Saturday, November 13, 2010

The Essential Problem with Health Care

I tend to believe that the primary systemic issue driving US health care costs is the interaction between the very concentrated nature of health care needs and the very fractured system of paying for it.  This gives every individual payer a massive incentive to attempt to pass on those with high health care needs to another payer rather than to seek ways to reduce costs for those people with high needs.  I'm not saying that fixing this problem will do anything on its own to reduce health care costs.  What I am suggesting is that this problem creates incentives that prevent fixes from being made.  Unless these incentives can be fixed health care reform to lower costs will be impossible. 

The only tested way to fix this problem is universal health care.  Reform proposals that avoid this don't appear to me to address this structural issue.  The essential reason for this is that without universal health care uncertainty as to whether a procedure will be payed for enters the system.  If there was a reasonable certainty that those without coverage that need treatment wouldn't be treated than it would be reasonable to expect that a non-universal system could work.  But as long as needed treatment can still be expected to be received whether or not someone can pay it is reasonable to expect that there is no real possibility of a proper market ever functioning in a way that will control costs (though it can function to raise capital and expand the system, the only part that seems to be malfunctioning is cost control, which seems to me predictable as a result of needed treatments being covered anyway).

With the payment system how it is, any individual entity can best achieve cost control by maximizing its responsibility for the 50% of people with low costs and minimizing its coverage of the 5% responsible for almost half the costs.  This is simply a much bigger reduction in costs than trying to deliver care most efficiently for a given mix of patients would be.  This problem has led to a vast array of ad hoc laws seeking to plug various gaps in the system.  I know that in New York one passed over the past year that would prevent health insurers from canceling entire insurance policies to avoid covering individuals with very high costs.  Laws such as this exist in every state and massively increase the complexity of regulation (and in my opinion, the size of the state) and thus the inefficiency of our health care system.

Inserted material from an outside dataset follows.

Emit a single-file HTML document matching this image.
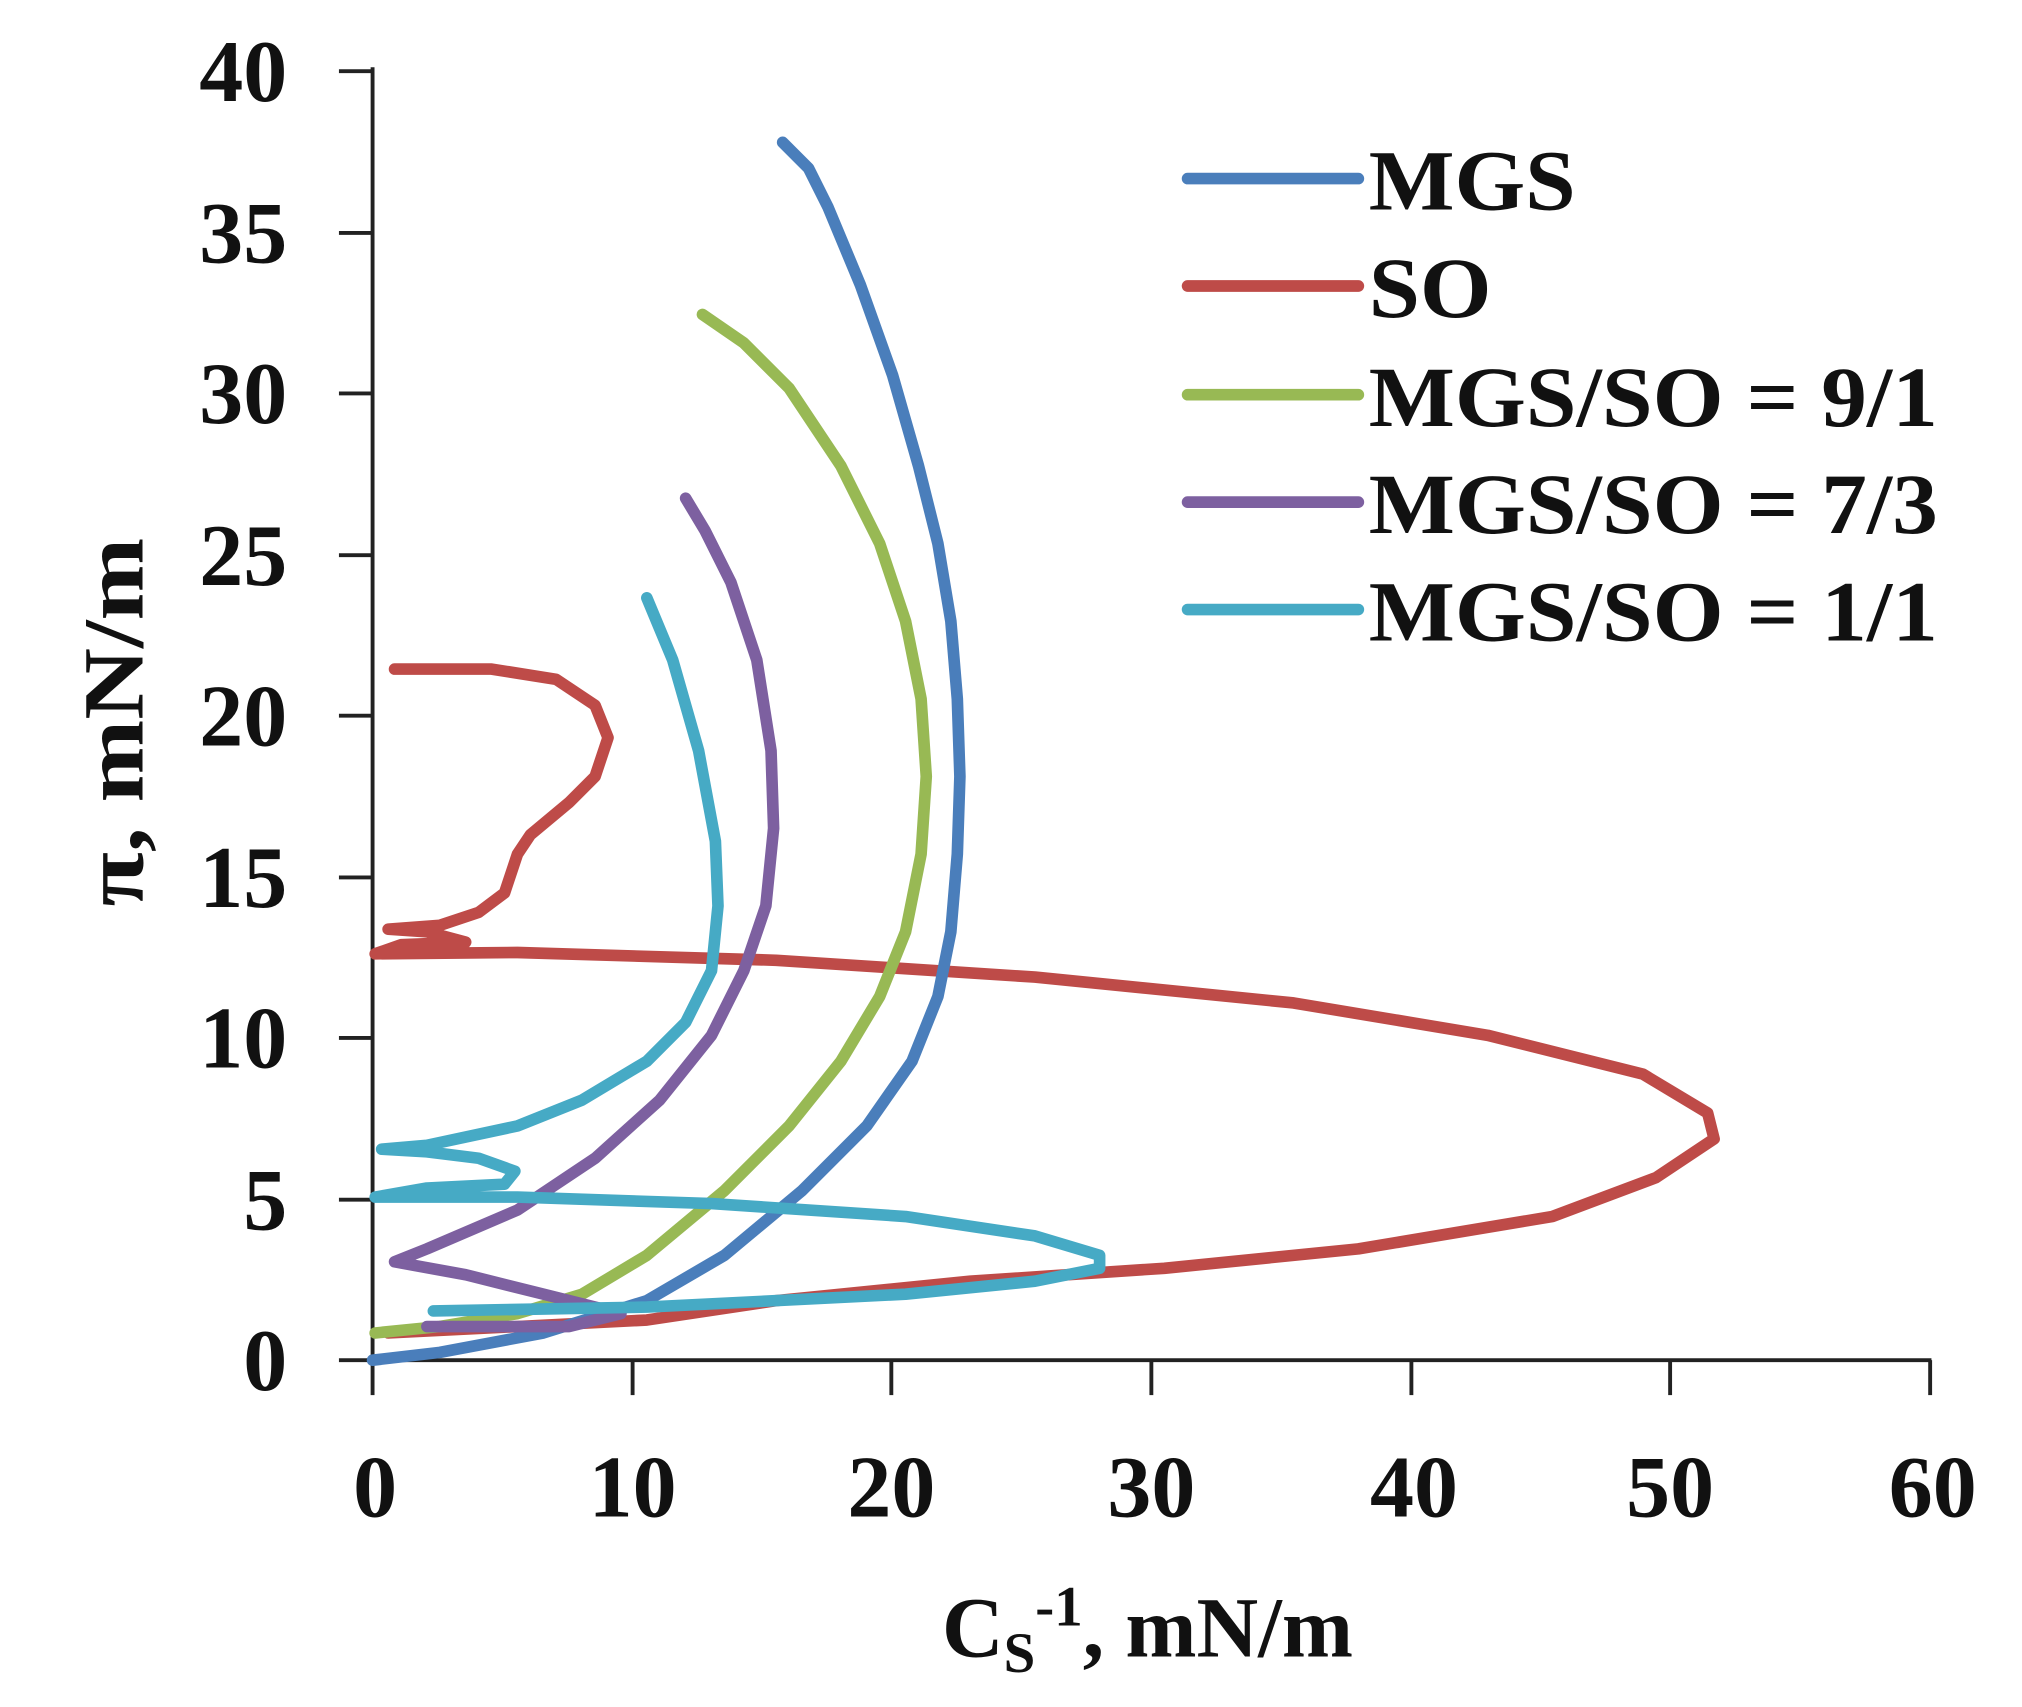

Public opinion on these issues unsurprisingly displays a high degree of cognitive dissonance.  We get extremely upset over individual instances of insurance company abuse, such as rescinding entire policies to deny one person coverage, yet get very upset over the high cost of insurance due to covering people that actually cost significant amounts of money to treat, like the kid whose insurance coverage got rescinded by the insurer.  At the same time, we expect to be covered ourselves if something ever goes horribly wrong.  The costs we face day to day in health care are just so disconnected from the high costs of treating serious conditions that it is difficult to keep the message focused on paying for complex medical needs rather than how much it costs to get a bottle of penicillin.  Which provides those that profit from expensive health care plenty of room to muddy the debate by taking the focus off the high cost sections of the system to instead focus on the low cost sections we experience day to day that are the source of all their profits.